According to the annual Hays Ireland Equality, Diversity and Inclusion Report, employees in Ireland want to see their employer communicate the company’s position on issues including BLM to both external and internal audiences, while one in five (18pc) would also like to see their employers communicate their position internally only. The remaining 29pc of employees do not believe their employer should weigh in on issues or themes of this nature.
Equality, diversity and inclusion matters
The research found that organisations in Ireland may lose out on top talent if they fail to invest in diversity and inclusion strategies that reflect today’s societal discourse.
Seven in 10 (71pc) of employees said that an organisation’s diversity and inclusion (D&I) policies were important to them when considering a role. Furthermore, 21pc admitted having, at some point, decided against pursuing a role because they didn’t feel the organisation was a pro D&I employer.
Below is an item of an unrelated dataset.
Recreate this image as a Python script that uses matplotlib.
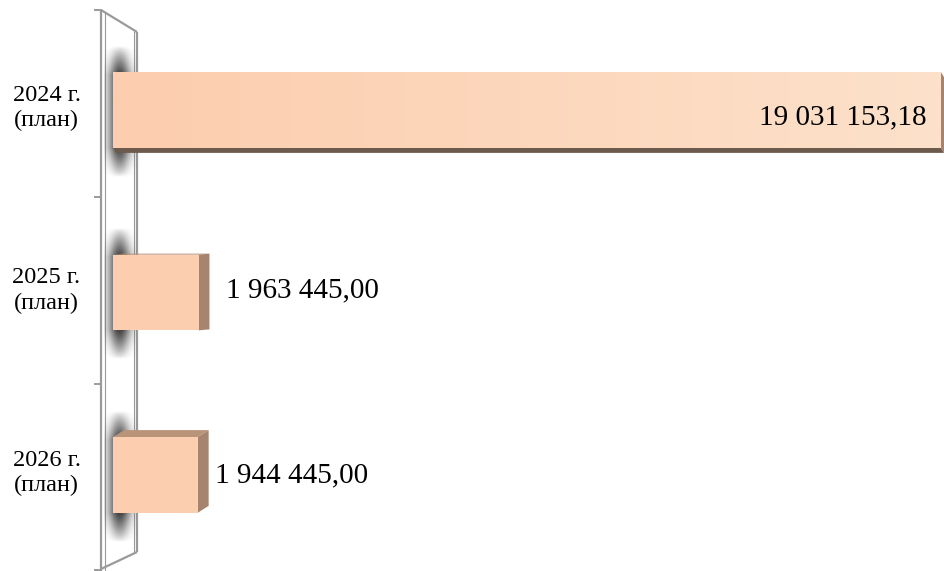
import numpy as np
import matplotlib
matplotlib.use("Agg")
import matplotlib.pyplot as plt
from matplotlib.patches import Polygon
from matplotlib.colors import to_rgb

# ---- data ----
categories = ["2024 г.\n(план)", "2025 г.\n(план)", "2026 г.\n(план)"]
values = [19031153.18, 1963445.00, 1944445.00]
value_labels = ["19 031 153,18", "1 963 445,00", "1 944 445,00"]

# ---- layout (pixel helpers) ----
W, H = 945, 571
plt.rcParams['font.family'] = ['Liberation Serif', 'DejaVu Serif']
fig = plt.figure(figsize=(W / 100, H / 100), dpi=100)
ax = fig.add_axes([0, 0, 1, 1])

X0PX = 113.0
SCALE = (941.0 - X0PX) / max(values)     # px per unit
Y0PX, STEP = 110.0, 182.5


def X(px):
    return (px - X0PX) / SCALE


def Y(py):
    return (py - Y0PX) / STEP


def dxd(px):
    return px / SCALE


def dyd(py):
    return py / STEP


ax.set_xlim(X(0), X(W))
ax.set_ylim(Y(H), Y(0))
ax.axis("off")

# ---- wall ----
wall_col = "#9a9a9a"
ax.add_patch(Polygon([(X(101), Y(10)), (X(137), Y(32)), (X(137), Y(552)),
                      (X(101), Y(571))], closed=True, facecolor="white",
                     edgecolor="none", zorder=0))
for xs, ys, lw in [([101, 101], [10, 575], 1.6), ([104.5, 104.5], [12, 575], 0.8),
                   ([137, 137], [32, 552], 1.6), ([134, 134], [31, 553], 0.8),
                   ([101, 137], [10, 32], 1.6), ([137, 101], [552, 569], 1.6)]:
    ax.plot([X(v) for v in xs], [Y(v) for v in ys], color=wall_col, lw=lw,
            zorder=1, solid_capstyle="butt")
for ty in [10, 197, 384, 570]:
    ax.plot([X(95), X(101)], [Y(ty), Y(ty)], color=wall_col, lw=1.4, zorder=1)

# ---- bars ----
bar_h = 0.415
left_col = np.array(to_rgb("#FCCDAE"))
right_col = np.array(to_rgb("#FDE1CA"))
side_col = "#A6846E"
top_col = "#B99479"
bottom_col = "#6C5A4D"

for i, (v, lab) in enumerate(zip(values, value_labels)):
    yt, yb = i - bar_h / 2, i + bar_h / 2
    cy_px = Y0PX + STEP * i
    right_px = X0PX + v * SCALE
    ddx = dxd(0.0108 * (1220 - right_px))
    ddy = dyd(-(cy_px - 262) * 0.033)

    # shadow on wall
    sh_top, sh_bot = Y0PX + STEP * yt - 26, Y0PX + STEP * yb + 29
    ny, nx = 240, 80
    yy = np.linspace(0, 1, ny)[:, None]
    xx = np.linspace(-1, 1, nx)[None, :]
    ey = np.clip(np.minimum(yy, 1 - yy) / 0.22, 0, 1)
    width = 0.38 + 0.3 * np.sqrt(ey)
    a = np.exp(-(np.abs(xx + 0.05) / width) ** 2) * ey ** 0.8
    img = np.zeros((ny, nx, 4))
    img[..., :3] = 0.28
    img[..., 3] = np.clip(a * 1.05, 0, 1)
    ax.imshow(img, extent=[X(104), X(137), Y(sh_bot), Y(sh_top)],
              aspect="auto", zorder=2, interpolation="bilinear")

    # back faces
    if ddy > 0:
        ax.add_patch(Polygon([(0, yb), (v, yb), (v + ddx, yb + ddy), (ddx, yb + ddy)],
                             closed=True, facecolor=bottom_col, edgecolor="none", zorder=3))
    else:
        ax.add_patch(Polygon([(0, yt), (v, yt), (v + ddx, yt + ddy), (ddx, yt + ddy)],
                             closed=True, facecolor=top_col, edgecolor="none", zorder=3))
    ax.add_patch(Polygon([(v, yt), (v, yb), (v + ddx, yb + ddy), (v + ddx, yt + ddy)],
                         closed=True, facecolor=side_col, edgecolor="none", zorder=3))

    # front face with gradient
    rect = ax.barh(i, v, height=bar_h, left=0, color="none", zorder=4)[0]
    f = np.linspace(0, v / max(values), 100)
    grad = left_col[None, :] + (right_col - left_col)[None, :] * f[:, None]
    gimg = np.repeat(grad[None, :, :], 2, axis=0)
    im = ax.imshow(gimg, extent=[0, v, yb, yt], aspect="auto", zorder=4,
                   interpolation="bilinear")
    im.set_clip_path(rect)

    # category label
    ax.text(X(46.5), i - 0.01, categories[i], ha="center", va="center",
            fontsize=17.5, linespacing=1.28, color="black")

# value labels
offsets = [(-14, 7), (28, -2), (17, 0)]
for i, (v, lab) in enumerate(zip(values, value_labels)):
    ox, oy = offsets[i]
    ax.annotate(lab, xy=(v, i), xytext=(ox * 0.72, -oy * 0.72),
                textcoords="offset points", ha="right" if ox < 0 else "left",
                va="center", fontsize=21, color="black", zorder=6)

fig.savefig("out.png", dpi=100)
This figure rises to 27pc amongst under 25s.
“Equality, diversity and inclusion policies have the potential to deliver powerful, tangible and immediate benefits for an organisation,” said Maureen Lynch, director at Hays Ireland.
“Namely, they help employees from all backgrounds feel confident and included within the organisation, while also boosting morale and productivity across the organisation.”
In relation to retaining top talent, this issue is also important with 36pc of all respondents saying they would consider changing roles if their employer did not publicly support campaigns promoting diversity and equality.
“Today’s young people want to be their authentic, true selves at work, expressing their views and allowing their unique professional and personal strengths and vulnerabilities to shine through”
Again, this issue of D&I was particularly prominent amongst the under 25 respondents, with nearly half (47pc) of all employees within this age category suggesting they would consider changing roles if their employer failed to publicly support campaigns of this nature.
“Equality, diversity and inclusion policies must be treated by employers as evolving strategies that are regularly revisited, sense-checked and updated to ensure they reflect the economic, social and cultural conditions of a modern, rapidly evolving society,” continued Ms Lynch.
“In other words, just because your organisation’s D&I policies were fit for purpose five years ago, it doesn’t mean they will necessarily work today. This is particularly important when looking to recruit and retain recent graduates and under-25s.
“As our research bears out, today’s young people want to be their authentic, true selves at work, expressing their views and allowing their unique professional and personal strengths and vulnerabilities to shine through.
“This also includes being able to talk openly to colleagues about their respective value systems and the issues that are most important to them. By extension, they also want to know their employer’s position on many of these same issues. For many employers, this represents a new and uncomfortable departure, however, by neglecting to engage with these issues, they may ultimately undermine their ability to recruit and retain their best talent,” she concluded.